▸ Data lines
▬▬▬▬▬▬▬▬▬▬

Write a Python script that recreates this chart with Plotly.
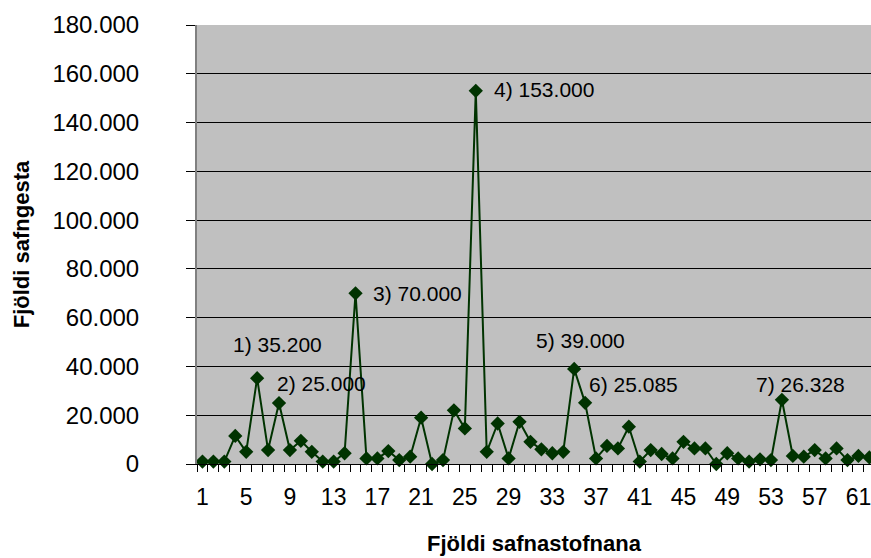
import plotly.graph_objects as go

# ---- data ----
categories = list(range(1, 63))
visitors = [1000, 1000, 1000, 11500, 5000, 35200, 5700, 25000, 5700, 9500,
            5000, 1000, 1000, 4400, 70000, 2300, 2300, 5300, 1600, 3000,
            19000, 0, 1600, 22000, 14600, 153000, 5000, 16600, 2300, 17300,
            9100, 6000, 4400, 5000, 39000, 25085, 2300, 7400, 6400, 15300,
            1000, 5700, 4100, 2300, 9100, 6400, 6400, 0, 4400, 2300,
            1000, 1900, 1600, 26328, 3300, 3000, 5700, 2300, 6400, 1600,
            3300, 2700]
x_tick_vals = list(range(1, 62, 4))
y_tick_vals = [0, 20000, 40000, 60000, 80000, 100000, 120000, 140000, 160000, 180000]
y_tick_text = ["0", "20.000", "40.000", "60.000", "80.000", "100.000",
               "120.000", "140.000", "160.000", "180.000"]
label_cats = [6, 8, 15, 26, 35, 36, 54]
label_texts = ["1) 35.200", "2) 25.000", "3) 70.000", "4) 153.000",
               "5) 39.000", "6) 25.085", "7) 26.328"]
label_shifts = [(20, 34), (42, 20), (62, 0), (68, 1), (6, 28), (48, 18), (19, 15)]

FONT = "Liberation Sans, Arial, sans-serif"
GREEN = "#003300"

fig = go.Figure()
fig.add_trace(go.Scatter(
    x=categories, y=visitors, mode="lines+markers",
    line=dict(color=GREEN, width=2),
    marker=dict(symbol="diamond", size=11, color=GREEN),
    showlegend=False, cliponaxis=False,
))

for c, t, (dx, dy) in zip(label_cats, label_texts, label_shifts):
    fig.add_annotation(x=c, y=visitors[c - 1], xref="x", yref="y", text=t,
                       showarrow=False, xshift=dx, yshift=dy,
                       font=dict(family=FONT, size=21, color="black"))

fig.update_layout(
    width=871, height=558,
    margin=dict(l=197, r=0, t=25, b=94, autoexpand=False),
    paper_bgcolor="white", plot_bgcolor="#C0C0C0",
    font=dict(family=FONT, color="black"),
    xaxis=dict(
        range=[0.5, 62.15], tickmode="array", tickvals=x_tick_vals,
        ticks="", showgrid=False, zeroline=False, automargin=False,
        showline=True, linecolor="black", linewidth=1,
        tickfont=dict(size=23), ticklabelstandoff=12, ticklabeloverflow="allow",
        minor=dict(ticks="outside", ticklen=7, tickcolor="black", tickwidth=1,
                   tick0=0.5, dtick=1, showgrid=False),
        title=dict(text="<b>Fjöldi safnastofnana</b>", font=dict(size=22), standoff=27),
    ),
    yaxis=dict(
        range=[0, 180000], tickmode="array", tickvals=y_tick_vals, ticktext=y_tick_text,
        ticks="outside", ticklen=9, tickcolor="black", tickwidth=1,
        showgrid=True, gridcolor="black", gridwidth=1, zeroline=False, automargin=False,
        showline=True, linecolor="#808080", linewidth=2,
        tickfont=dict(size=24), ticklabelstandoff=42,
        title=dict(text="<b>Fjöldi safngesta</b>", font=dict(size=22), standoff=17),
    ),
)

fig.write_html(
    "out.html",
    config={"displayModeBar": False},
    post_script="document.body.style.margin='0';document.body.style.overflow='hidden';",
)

▬▬▬▬▬▬▬▬▬▬

▸ The task
Reproduce only the lines from the beginning of the data through the line that contains "import plotly.graph_objects as go", both included, and please drop the pictures.

▸ Response for this exercise
Write a Python script that recreates this chart with Plotly.
import plotly.graph_objects as go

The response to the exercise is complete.